Bandung. For historians of the twentieth century, postcolonial theorists, anti-colonial and anti-racism activists, political scientists and international relations advisers, Bandung has become more than a city. It is shorthand for a number of convergent events, ideas, and movements. In many circles Bandung does not even need the qualifier of conference in order to be understood as a reference to either the first Asian-African Conference held in Indonesia from 18–24 April 1955, or an Afro-Asian movement more generally, or indeed twentieth century anti-colonialism, Cold War non-alignment, and racial solidarity. The ethereal and spiritual qualities attributed to Bandung are encapsulated in the evocation of a "Bandung Spirit" and a "Bandung Moment." Bandung has attained "an explanatory power in relation to postcoloniality" that has given it mythic status (2). [End Page 577]

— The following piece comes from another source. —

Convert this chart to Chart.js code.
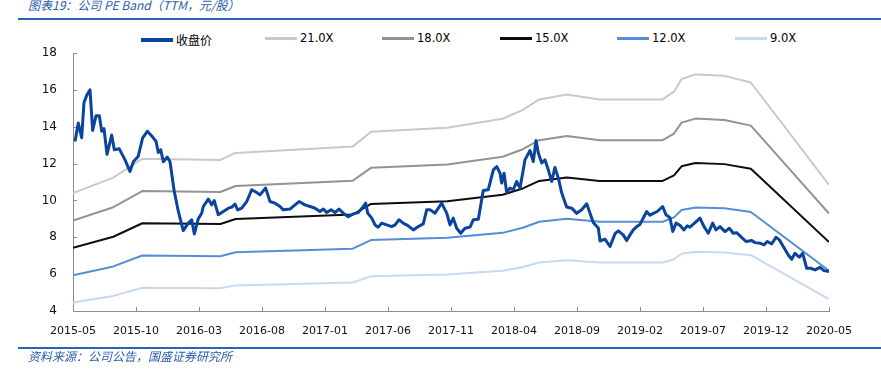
<!DOCTYPE html>
<html>
<head>
<meta charset="utf-8">
<script src="https://cdn.jsdelivr.net/npm/chart.js@4"></script>
<style>
    html, body { margin: 0; padding: 0; background: #fff; }
    #wrap { position: relative; width: 881px; height: 376px; overflow: hidden; }
    #peChart { position: absolute; left: 0; top: 0; }
    .title, .source {
        position: absolute; left: 28px; font-family: 'Noto Sans CJK SC', sans-serif;
        font-style: italic; font-size: 12px; color: #2a5caa; white-space: nowrap;
    }
    .title { top: -4px; }
    .source { top: 347px; }
    .rule { position: absolute; left: 18px; right: 0; height: 2px; background: #2a62b4; }
    .legend-item {
        position: absolute; top: 31px; display: flex; align-items: center;
        font-family: 'DejaVu Sans', sans-serif; font-size: 11.5px; color: #000; white-space: nowrap;
    }
    .legend-item .swatch { width: 32px; margin-right: 3px; }
    .legend-item .cjk { font-family: 'Noto Sans CJK SC', sans-serif; font-size: 12px; }
</style>
</head>
<body>
<div id="wrap">
    <div class="title">图表19：公司 PE Band（TTM，元/股）</div>
    <div class="rule" style="top:18px"></div>
    <div id="legend"></div>
    <canvas id="peChart" width="881" height="376"></canvas>
    <div class="rule" style="top:347px"></div>
    <div class="source">资料来源：公司公告，国盛证券研究所</div>
</div>
<script>
// 横轴刻度（每 5 个月一个）
const tickLabels = ['2015-05', '2015-10', '2016-03', '2016-08', '2017-01', '2017-06',
    '2017-11', '2018-04', '2018-09', '2019-02', '2019-07', '2019-12', '2020-05'];

// 收盘价：距 2015-05 的月数 / 价格
const closeMonths = [0.16, 0.42, 0.69, 0.87, 1.09, 1.35, 1.56, 1.83, 2.09, 2.28, 2.46, 2.70, 3.07, 3.28, 3.67,
    4.13, 4.52, 4.79, 5.18, 5.53, 5.90, 6.25, 6.59, 6.77, 6.96, 7.17, 7.48, 7.70, 8.02, 8.36, 8.75,
    9.15, 9.42, 9.63, 9.94, 10.21, 10.34, 10.74, 11.01, 11.21, 11.53, 11.93, 12.33, 12.60, 12.86,
    13.07, 13.39, 13.79, 14.18, 14.58, 14.84, 15.29, 15.63, 16.03, 16.43, 16.69, 17.22, 17.62,
    17.94, 18.41, 18.81, 19.21, 19.60, 19.87, 20.13, 20.48, 20.79, 21.11, 21.45, 21.85, 22.25,
    22.64, 23.04, 23.23, 23.39, 23.71, 23.97, 24.23, 24.50, 24.90, 25.29, 25.56, 25.87, 26.21,
    26.61, 27.01, 27.40, 27.80, 28.07, 28.33, 28.73, 29.26, 29.66, 29.92, 30.18, 30.45, 30.77,
    31.11, 31.51, 31.77, 32.17, 32.56, 32.96, 33.36, 33.63, 33.89, 34.02, 34.21, 34.42, 34.68,
    34.94, 35.21, 35.48, 35.87, 36.27, 36.53, 36.75, 36.93, 37.20, 37.46, 37.72, 37.99, 38.25,
    38.52, 38.79, 39.18, 39.58, 39.98, 40.37, 40.77, 41.29, 41.69, 41.83, 42.22, 42.62, 43.02,
    43.28, 43.67, 43.94, 44.21, 44.47, 44.74, 45.00, 45.53, 45.79, 46.06, 46.37, 46.80, 47.06,
    47.38, 47.60, 47.86, 48.17, 48.49, 48.75, 48.97, 49.37, 49.76, 50.08, 50.42, 50.77, 51.03,
    51.35, 51.75, 52.09, 52.40, 52.67, 52.94, 53.41, 53.87, 54.13, 54.52, 54.84, 55.10, 55.45,
    55.79, 56.06, 56.37, 56.77, 57.04, 57.30, 57.64, 57.91, 58.23, 58.55, 58.89, 59.29, 59.60, 60.00];
const closePrices = [13.2, 14.2, 13.4, 15.3, 15.7, 16.0, 13.8, 14.6, 14.6, 13.75, 13.9, 12.5, 13.55, 12.75, 12.8,
    12.2, 11.57, 12.1, 12.4, 13.4, 13.75, 13.5, 13.2, 12.6, 12.75, 12.1, 12.35, 12.1, 10.55, 9.4, 8.36,
    8.77, 8.95, 8.18, 9.0, 9.3, 9.67, 10.07, 9.76, 9.99, 9.22, 9.4, 9.58, 9.64, 9.8,
    9.49, 9.58, 9.94, 10.58, 10.43, 10.3, 10.67, 9.94, 9.85, 9.67, 9.49, 9.53, 9.76,
    9.94, 9.76, 9.67, 9.58, 9.4, 9.53, 9.34, 9.49, 9.34, 9.53, 9.31, 9.12, 9.27,
    9.34, 9.67, 9.85, 9.31, 9.04, 8.67, 8.55, 8.77, 8.67, 8.58, 8.67, 8.95, 8.77,
    8.62, 8.4, 8.58, 8.73, 9.49, 9.5, 9.31, 9.85, 9.31, 8.67, 9.04, 8.49, 8.22,
    8.49, 8.55, 8.95, 8.98, 10.54, 10.58, 11.66, 11.84, 11.48, 10.94, 11.48, 10.43, 10.67,
    10.58, 11.03, 10.67, 12.2, 12.71, 12.11, 13.25, 12.57, 12.03, 12.2, 11.66, 11.03, 11.79,
    11.21, 10.4, 9.64, 9.58, 9.3, 9.49, 9.82, 8.8, 8.5, 7.8, 7.9, 7.5, 8.2,
    8.35, 8.13, 7.82, 8.13, 8.4, 8.58, 8.7, 9.4, 9.2, 9.3, 9.4, 9.67, 9.22,
    9.06, 8.31, 8.77, 8.65, 8.4, 8.62, 8.55, 8.8, 9.04, 8.58, 8.22, 8.77, 8.4,
    8.58, 8.31, 8.49, 8.22, 8.25, 8.08, 7.77, 7.82, 7.71, 7.68, 7.59, 7.77, 7.64,
    8.0, 7.86, 7.5, 7.04, 6.81, 7.13, 6.92, 7.13, 6.32, 6.32, 6.23, 6.37, 6.19, 6.14];

// PE Band 拐点（月数）及各倍数对应价格
const bandMonths = [0, 3.2, 5.5, 11.7, 12.9, 22.2, 23.65, 29.7, 34.1, 35.7, 37.0, 39.2, 41.8, 46.8, 47.7, 48.3, 49.4, 51.7, 53.8, 60];
const pe21 = [10.40, 11.24, 12.26, 12.20, 12.58, 12.92, 13.73, 13.94, 14.43, 14.91, 15.48, 15.75, 15.48, 15.48, 15.90, 16.59, 16.84, 16.76, 16.40, 10.84];
const pe18 = [8.91, 9.63, 10.51, 10.46, 10.78, 11.07, 11.77, 11.95, 12.37, 12.78, 13.27, 13.50, 13.27, 13.27, 13.63, 14.22, 14.44, 14.36, 14.06, 9.29];
const pe15 = [7.43, 8.03, 8.76, 8.72, 8.99, 9.23, 9.81, 9.96, 10.31, 10.65, 11.06, 11.25, 11.06, 11.06, 11.36, 11.85, 12.03, 11.97, 11.72, 7.74];
const pe12 = [5.94, 6.42, 7.01, 6.97, 7.19, 7.38, 7.85, 7.97, 8.24, 8.52, 8.84, 9.00, 8.84, 8.84, 9.08, 9.48, 9.62, 9.58, 9.37, 6.19];
const pe9 = [4.46, 4.82, 5.26, 5.23, 5.39, 5.54, 5.89, 5.98, 6.18, 6.39, 6.63, 6.75, 6.63, 6.63, 6.81, 7.11, 7.22, 7.18, 7.03, 4.64];

const yTicks = [4, 6, 8, 10, 12, 14, 16, 18];

const toPoints = (xs, ys) => xs.map((m, i) => ({ x: m, y: ys[i] }));

const series = [
    { label: '收盘价', data: toPoints(closeMonths, closePrices), color: '#0b449c', width: 3 },
    { label: '21.0X', data: toPoints(bandMonths, pe21), color: '#c9c9c9', width: 2 },
    { label: '18.0X', data: toPoints(bandMonths, pe18), color: '#939393', width: 2 },
    { label: '15.0X', data: toPoints(bandMonths, pe15), color: '#0d0d0d', width: 2 },
    { label: '12.0X', data: toPoints(bandMonths, pe12), color: '#558ed5', width: 2 },
    { label: '9.0X', data: toPoints(bandMonths, pe9), color: '#c6d9f1', width: 2 }
];

// 图例（HTML）
const legendLeft = [141, 265, 382, 500, 617, 735];
const legendEl = document.getElementById('legend');
series.forEach((s, i) => {
    const item = document.createElement('div');
    item.className = 'legend-item';
    item.style.left = legendLeft[i] + 'px';
    const sw = document.createElement('span');
    sw.className = 'swatch';
    sw.style.height = (s.width + 1) + 'px';
    sw.style.background = s.color;
    const txt = document.createElement('span');
    txt.textContent = s.label;
    if (i === 0) txt.className = 'cjk';
    item.appendChild(sw);
    item.appendChild(txt);
    legendEl.appendChild(item);
});

// 坐标轴内侧小刻度
const innerTicks = {
    id: 'innerTicks',
    beforeDatasetsDraw(chart) {
        const { ctx, scales: { x, y } } = chart;
        ctx.save();
        ctx.strokeStyle = '#8c8c8c';
        ctx.lineWidth = 1;
        ctx.beginPath();
        x.ticks.forEach(t => {
            const px = Math.round(x.getPixelForValue(t.value)) + 0.5;
            ctx.moveTo(px, x.top);
            ctx.lineTo(px, x.top - 4);
        });
        y.ticks.forEach(t => {
            const py = Math.round(y.getPixelForValue(t.value)) + 0.5;
            ctx.moveTo(y.right, py);
            ctx.lineTo(y.right + 4, py);
        });
        ctx.stroke();
        ctx.restore();
    }
};

new Chart(document.getElementById('peChart'), {
    type: 'line',
    data: {
        datasets: series.map(s => ({
            label: s.label,
            data: s.data,
            borderColor: s.color,
            backgroundColor: s.color,
            borderWidth: s.width,
            pointRadius: 0,
            tension: 0,
            fill: false,
            borderJoinStyle: 'round'
        }))
    },
    options: {
        responsive: false,
        animation: false,
        devicePixelRatio: 1,
        layout: { padding: { left: 0, right: 52, top: 53, bottom: 0 } },
        plugins: {
            legend: { display: false },
            tooltip: { enabled: false }
        },
        scales: {
            x: {
                type: 'linear',
                min: 0,
                max: 60,
                afterFit: (scale) => { scale.height = 65; },
                afterBuildTicks: (scale) => {
                    scale.ticks = tickLabels.map((_, i) => ({ value: i * 5 }));
                },
                ticks: {
                    padding: 14,
                    color: '#111',
                    maxRotation: 0,
                    autoSkip: false,
                    font: { family: "'DejaVu Sans', sans-serif", size: 11 },
                    callback: (value) => tickLabels[Math.round(value / 5)]
                },
                grid: { drawOnChartArea: false, drawTicks: false },
                border: { display: true, color: '#8c8c8c', width: 1 }
            },
            y: {
                min: 4,
                max: 18,
                afterFit: (scale) => { scale.width = 73; },
                afterBuildTicks: (scale) => {
                    scale.ticks = yTicks.map(v => ({ value: v }));
                },
                ticks: {
                    padding: 16,
                    color: '#111',
                    font: { family: "'DejaVu Sans', sans-serif", size: 12 }
                },
                grid: { drawOnChartArea: false, drawTicks: false },
                border: { display: true, color: '#8c8c8c', width: 1 }
            }
        }
    },
    plugins: [innerTicks]
});
</script>
</body>
</html>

For those curious about the Bandung conference, Richard Wright's 1956 account of the event has long served as a primary source. The Color Curtain: A Report on the Bandung Conference (Cleveland, 1956) is an accessible, evocative first-hand account, which students enjoy reading. Because of Wright's position as a Paris-based African American writer commenting on an Asian-African conference, his work seems to open up precisely the kinds of transnational connections that Bandung and its aftermath embodied. For all of the above reasons, a new source that contextualizes and deepens our understanding of Wright's work will find a ready audience of scholars and students across disciplines who are interested not just in Richard Wright, but in the history of the twentieth century.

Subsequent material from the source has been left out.